The correct formulation — as in Halliday (1978: 143) and further clarified by Hasan (e.g. 1992) — is that:

  • field is realised through variation in ideational meaning,

  • tenor is realised through variation in interpersonal meaning,

  • mode is realised through variation in textual meaning.

This preserves the theoretical directionality of realisation: context → semantics → lexicogrammar, with each stratum functioning as the Value to be realised, and the stratum below as its Token (as your second comment clearly notes).

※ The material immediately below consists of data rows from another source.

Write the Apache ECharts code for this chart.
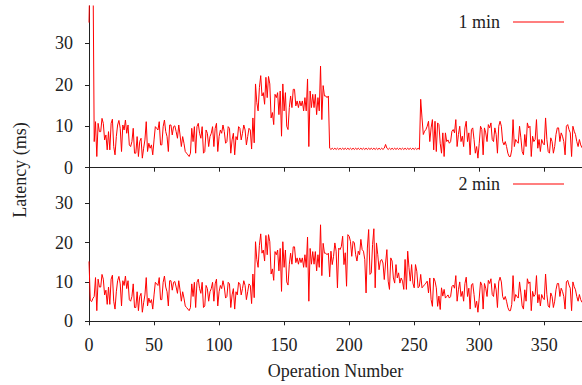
<!DOCTYPE html>
<html>
<head>
<meta charset="utf-8">
<script src="https://cdn.jsdelivr.net/npm/echarts@6/dist/echarts.min.js"></script>
<style>
  html, body { margin: 0; padding: 0; background: #fff; }
  #chart { width: 582px; height: 385px; }
</style>
</head>
<body>
<div id="chart"></div>
<script>
// first points (op 0-3) differ between the two runs
var head1 = [35, 52, 52, 52];
var head2 = [15.2, 5.3, 5.0, 5.8];

// op 4-127, same in both runs
var early = [
  6.3, 11.1, 2.7, 10.7, 8.7, 8.7, 11.9, 10.7, 6.7, 7.9,
  4.3, 8.7, 4.3, 10.7, 11.7, 5.1, 3.1, 7.5, 10.3, 11.4,
  9.5, 3.9, 10.3, 9.1, 11.5, 8.3, 10.3, 5.5, 5.1, 6.3,
  9.5, 3.5, 3.5, 7.5, 2.7, 6.3, 7.1, 2.3, 4.7, 6.7,
  11.1, 3.9, 5.9, 4.7, 5.5, 3.1, 6.7, 9.9, 9.5, 9.1,
  11.1, 5.5, 5.5, 9.9, 11.5, 8.7, 7.5, 3.9, 10.3, 10.3,
  7.9, 9.9, 10.1, 8.7, 7.1, 10.3, 7.9, 5.1, 7.5, 5.9,
  3.9, 3.5, 3.1, 2.7, 3.5, 9.5, 6.3, 9.9, 3.5, 9.9,
  10.7, 8.3, 7.1, 9.9, 3.5, 3.9, 9.1, 8.3, 5.1, 7.5,
  8.3, 9.9, 5.1, 9.5, 10.7, 3.9, 7.5, 9.1, 8.3, 10.3,
  8.7, 5.9, 6.3, 9.9, 9.5, 3.5, 6.7, 8.3, 3.1, 7.5,
  6.7, 9.9, 9.5, 6.7, 8.3, 10.3, 9.1, 5.5, 7.5, 9.5,
  9.1, 4.5, 12.0, 6.0
];

// op 128-184, same in both runs
var surge = [
  20.2, 15.7, 13.7, 19.3, 22.2, 17.3, 18.1, 15.3, 21.8, 16.9,
  22.0, 20.2, 12.0, 13.3, 10.4, 17.7, 16.9, 18.1, 12.8, 18.5,
  7.6, 20.2, 13.7, 18.1, 10.0, 9.2, 14.5, 17.3, 14.5, 18.9,
  18.9, 14.9, 16.1, 14.5, 16.1, 14.9, 16.1, 13.7, 16.9, 13.7,
  21.4, 5.1, 18.5, 14.5, 17.7, 14.5, 17.7, 12.8, 16.9, 13.7,
  24.5, 11.6, 19.8, 17.3, 17.3, 16.9, 17.3
];

// op 185-254, 1 min run
var flatTop = [
  4.7, 4.4, 4.7, 4.4, 4.7, 4.4, 4.7, 4.4, 4.7, 4.4,
  4.7, 4.4, 4.7, 4.4, 4.7, 4.4, 4.7, 4.4, 4.7, 4.4,
  4.7, 4.4, 4.7, 4.4, 4.7, 4.4, 4.7, 4.4, 4.7, 4.4,
  4.7, 4.4, 4.7, 4.4, 4.7, 4.4, 4.7, 4.4, 4.7, 4.4,
  4.7, 4.4, 4.7, 5.6, 4.7, 4.4, 4.7, 4.4, 4.7, 4.4,
  4.7, 4.4, 4.7, 4.4, 4.7, 4.4, 4.7, 4.4, 4.7, 4.4,
  4.7, 4.4, 4.7, 4.4, 4.7, 4.4, 4.7, 4.4, 4.7, 4.4
];
// op 255-274, 1 min run
var afterTop = [
  16.5, 12.0, 8.0, 8.8, 9.2, 10.0, 11.2, 6.3, 9.6, 11.6,
  4.3, 11.2, 3.9, 10.8, 10.4, 5.9, 3.5, 8.4, 2.7, 8.4
];

// op 185-274, 2 min run
var highBottom = [
  11.3, 17.8, 14.4, 16.5, 19.9, 17.8,
  8.5, 18.6, 18.2, 19.0, 21.6, 14.4, 17.4, 8.9, 22.0, 21.6,
  20.3, 16.5, 20.3, 19.9, 16.9, 15.3, 17.8, 16.9, 20.8, 18.2,
  17.8, 15.7, 7.2, 18.6, 23.3, 11.9, 12.3, 19.5, 23.5, 8.5,
  19.9, 16.9, 13.1, 15.3, 15.7, 14.8, 10.6, 14.8, 18.2, 10.2,
  8.1, 16.1, 15.3, 11.0, 9.7, 14.4, 11.0, 12.3, 9.7, 11.0,
  10.2, 8.1, 15.7, 8.1, 17.8, 13.6, 10.2, 14.4, 9.7, 8.5,
  14.4, 12.7, 8.5, 8.9, 11.9, 8.5, 8.9, 9.3, 9.7, 10.2,
  7.2, 11.0, 5.5, 3.8, 11.0, 10.2, 8.5, 3.8, 6.4, 3.0, 8.5, 6.4,
  8.1, 5.9
];

// op 275-379, same in both runs
var tail = [
  6.3, 6.7, 5.9, 6.3, 8.8, 9.2, 8.4, 11.6, 5.1, 8.0,
  10.0, 6.3, 7.6, 5.1, 9.6, 11.2, 6.3, 8.4, 3.1, 9.2,
  9.6, 6.8, 3.5, 5.1, 2.3, 5.9, 10.0, 9.2, 3.1, 9.6,
  8.4, 6.3, 10.4, 9.6, 10.8, 6.8, 6.3, 9.6, 8.0, 3.5,
  10.0, 11.2, 10.0, 6.3, 5.5, 6.3, 5.1, 3.5, 2.7, 2.7,
  4.3, 11.6, 5.1, 6.8, 6.3, 5.9, 10.0, 7.2, 3.9, 3.1,
  8.0, 5.1, 10.8, 9.6, 10.0, 2.7, 7.6, 6.3, 6.8, 11.6,
  4.7, 6.8, 3.9, 6.8, 5.9, 5.5, 12.0, 6.8, 3.9, 3.5,
  7.2, 6.3, 3.5, 5.1, 8.0, 9.6, 9.6, 6.3, 8.4, 7.6,
  6.3, 3.1, 10.0, 10.4, 9.2, 8.4, 2.7, 10.0, 8.8, 8.0,
  6.3, 5.1, 6.8, 5.5, 4.8
];

var yTicks = [0, 10, 20, 30];
var xTicks = [0, 50, 100, 150, 200, 250, 300, 350];

var run1 = head1.concat(early, surge, flatTop, afterTop, tail);
var run2 = head2.concat(early, surge, highBottom, tail);

function toPoints(arr) {
  return arr.map(function (v, i) { return [i, v]; });
}

var font = "'Liberation Serif', 'DejaVu Serif', serif";
var axisColor = '#222';
var txt = { fontFamily: font, fontSize: 18, color: '#222' };

function xAxis(idx, labels) {
  return {
    type: 'value', gridIndex: idx, min: 0, max: 379,
    axisLine: { lineStyle: { color: axisColor, width: 1 } },
    axisTick: { show: true, length: 4, customValues: xTicks, lineStyle: { color: axisColor } },
    axisLabel: { show: labels, customValues: xTicks, margin: 15, fontFamily: font, fontSize: 18, color: '#222' },
    splitLine: { show: false },
    name: labels ? 'Operation Number' : '',
    nameLocation: 'middle',
    nameGap: 41,
    nameTextStyle: txt
  };
}
function yAxis(idx) {
  return {
    type: 'value', gridIndex: idx, min: 0, max: 39,
    axisLine: { show: true, lineStyle: { color: axisColor, width: 1 } },
    axisTick: { show: true, length: 4, customValues: yTicks, lineStyle: { color: axisColor } },
    axisLabel: { customValues: yTicks, margin: 16, fontFamily: font, fontSize: 18, color: '#222' },
    splitLine: { show: false }
  };
}

var chart = echarts.init(document.getElementById('chart'), null, { renderer: 'svg' });
chart.setOption({
  animation: false,
  backgroundColor: '#fff',
  grid: [
    { left: 89, right: 0, top: 6, height: 161.7 },
    { left: 89, right: 0, top: 167.7, height: 153.6 }
  ],
  xAxis: [xAxis(0, false), xAxis(1, true)],
  yAxis: [yAxis(0), yAxis(1)],
  legend: [
    {
      data: ['1 min'], right: 13, top: 8, icon: 'rect', itemWidth: 51, itemHeight: 1,
      align: 'right', textStyle: { fontFamily: font, fontSize: 18, color: '#222', padding: [0, 8, 0, 0] }
    },
    {
      data: ['2 min'], right: 13, top: 170, icon: 'rect', itemWidth: 51, itemHeight: 1,
      align: 'right', textStyle: { fontFamily: font, fontSize: 18, color: '#222', padding: [0, 8, 0, 0] }
    }
  ],
  graphic: [{
    type: 'text', x: 20, y: 170, rotation: Math.PI / 2,
    style: { text: 'Latency (ms)', font: '18px ' + font, fill: '#222', align: 'center', verticalAlign: 'middle' }
  }],
  series: [
    {
      name: '1 min', type: 'line', xAxisIndex: 0, yAxisIndex: 0,
      data: toPoints(run1), showSymbol: false, symbol: 'none',
      lineStyle: { color: '#ff0000', width: 1 }, itemStyle: { color: '#ff0000' }
    },
    {
      name: '2 min', type: 'line', xAxisIndex: 1, yAxisIndex: 1,
      data: toPoints(run2), showSymbol: false, symbol: 'none',
      lineStyle: { color: '#ff0000', width: 1 }, itemStyle: { color: '#ff0000' }
    }
  ]
});
</script>
</body>
</html>
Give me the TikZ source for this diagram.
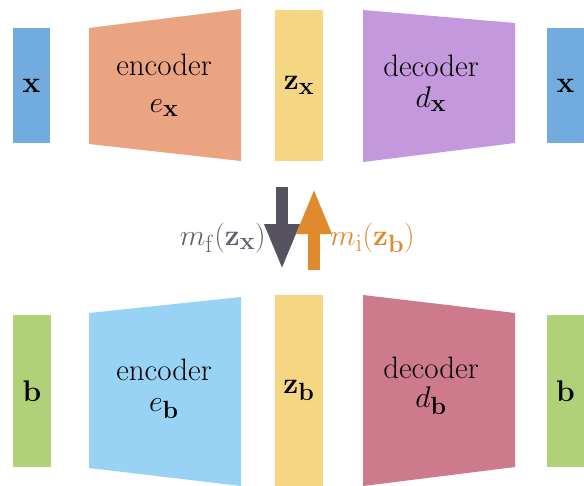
\documentclass[tikz,border=0pt]{standalone}
\usepackage{graphicx}
\usetikzlibrary{arrows.meta}
\definecolor{xblue}{HTML}{72ACDF}
\definecolor{encx}{HTML}{EBA481}
\definecolor{zyel}{HTML}{F5D683}
\definecolor{decx}{HTML}{C398DC}
\definecolor{bgreen}{HTML}{AFD279}
\definecolor{encb}{HTML}{98D2F5}
\definecolor{decb}{HTML}{CD7A8D}
\definecolor{darkarr}{HTML}{57525F}
\definecolor{orarr}{HTML}{E08A2E}
\definecolor{greylbl}{HTML}{646270}
\newcommand{\mbig}[1]{\scalebox{1.2}{$#1$}}
\begin{document}
\begin{tikzpicture}[x=1pt,y=-1pt,
  lbl/.style={font=\fontsize{31}{37}\selectfont, inner sep=0pt, anchor=base},
  mlbl/.style={font=\fontsize{24.88}{30}\selectfont, inner sep=0pt, anchor=base},
  boxnode/.style={rectangle, inner sep=0pt, minimum width=#1, font=\fontsize{24.88}{30}\selectfont},
  blockarr/.style={line width=12pt, -{Triangle[width=32pt,length=46pt]}}]
\useasboundingbox (0,0) rectangle (584,485);
\fill[white] (0,0) rectangle (584,485);
% ---- top row ----
\node[boxnode=37pt, fill=xblue, minimum height=115pt] (xin) at (31.5,85.5) {\mbig{\mathbf{x}}};
\fill[encx] (89,28) -- (241,9) -- (241,161) -- (89,144) -- cycle;
\node[boxnode=48pt, fill=zyel, minimum height=151pt] (zx) at (299,85.5) {\mbig{\mathbf{z}_{\mathbf{x}}}};
\fill[decx] (363,10) -- (515,23) -- (515,143) -- (363,162) -- cycle;
\node[boxnode=37pt, fill=xblue, minimum height=115pt] (xout) at (565.5,85.5) {\mbig{\mathbf{x}}};
\node[lbl] (enct) at (164,75) {encoder};
\node[mlbl] (encm) at (164,112) {\mbig{e_{\mathbf{x}}}};
\node[lbl] (dect) at (431,76) {decoder};
\node[mlbl] (decm) at (431,107) {\mbig{d_{\mathbf{x}}}};
% ---- bottom row ----
\node[boxnode=38pt, fill=bgreen, minimum height=152pt] (bin) at (32,391) {\mbig{\mathbf{b}}};
\fill[encb] (89,313) -- (241,297) -- (241,486) -- (89,468) -- cycle;
\node[boxnode=48pt, fill=zyel, minimum height=191pt] (zb) at (299,390.5) {\mbig{\mathbf{z}_{\mathbf{b}}}};
\fill[decb] (363,295) -- (515,313) -- (515,467) -- (363,486) -- cycle;
\node[boxnode=37pt, fill=bgreen, minimum height=152pt] (bout) at (565.5,391) {\mbig{\mathbf{b}}};
\node[lbl] (encbt) at (164,380) {encoder};
\node[mlbl] (encbm) at (164,411) {\mbig{e_{\mathbf{b}}}};
\node[lbl] (decbt) at (431,378) {decoder};
\node[mlbl] (decbm) at (431,407) {\mbig{d_{\mathbf{b}}}};
% ---- arrows ----
\coordinate (fs) at (282,187);
\coordinate (fe) at (282,270);
\coordinate (is) at (314,270);
\coordinate (ie) at (314,188);
\draw[blockarr, darkarr] (fs) -- (fe);
\draw[blockarr, orarr] (is) -- (ie);
\node[mlbl, anchor=base east, text=greylbl] (mf) at (266,245) {\mbig{m_{\mathrm{f}}(\mathbf{z}_{\mathbf{x}})}};
\node[mlbl, anchor=base west, text=orarr] (mi) at (330,245) {\mbig{m_{\mathrm{i}}(\mathbf{z}_{\mathbf{b}})}};
\end{tikzpicture}
\end{document}
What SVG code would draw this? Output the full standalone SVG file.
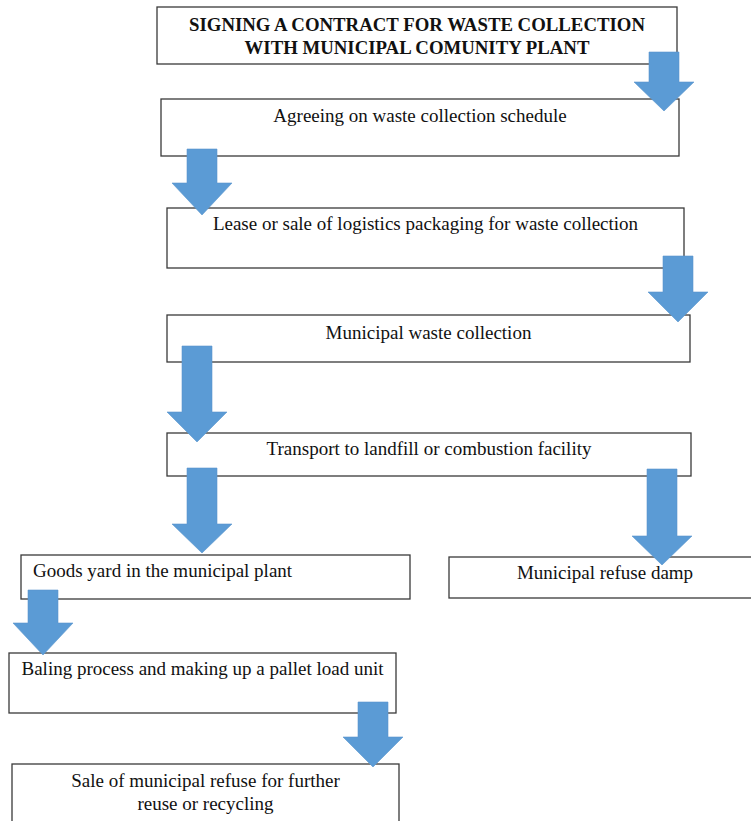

The wording in the excerpt reverses this dependency and treats metafunction as if it encodes context directly, rather than realising it through systems of semantic potential.


2. Mischaracterising Intrinsic and Extrinsic Functionality

The terms intrinsic (language) and extrinsic (context) functionality are introduced without proper grounding in the SFL framework, and this weakens the clarity of the resonance relation. While it is true that metafunction represents the intrinsic functionality of language (its evolved semiotic orientations), it is incorrect to infer that this maps directly onto context variables in a one-to-one functional dependency.

Context and language are not interlocked systems of mutual determination. Context does not have metafunctions. Rather, the metafunctions provide a lens through which context is construed by language, via semantic systems. The framing offered in the excerpt slides toward a kind of functional parallelism that blurs the line between language and context — both semiotic systems, but distinct in the stratified model — threatening to collapse the symbolic hierarchy that organises meaning-making in SFL.


3. Misplaced Theoretical Motivation for the Tenor Model

The claim that “sustaining this resonance” is the key motivation for the new tenor model is particularly problematic given that the authors have misunderstood what the resonance is. If the foundation is theoretically flawed — reversing the realisation relation, and mislocating responsibility for functional alignment — then the model of tenor they propose is motivated by a category error.

This again casts doubt on the validity of the entire reconception, as noted in your third reviewer point. A sound model of tenor must begin from a consistent theory of stratification and realisation — in which:

  • context is realised by language,

  • tenor is a variable of context,

  • and interpersonal meaning is the stratal means through which tenor is realised.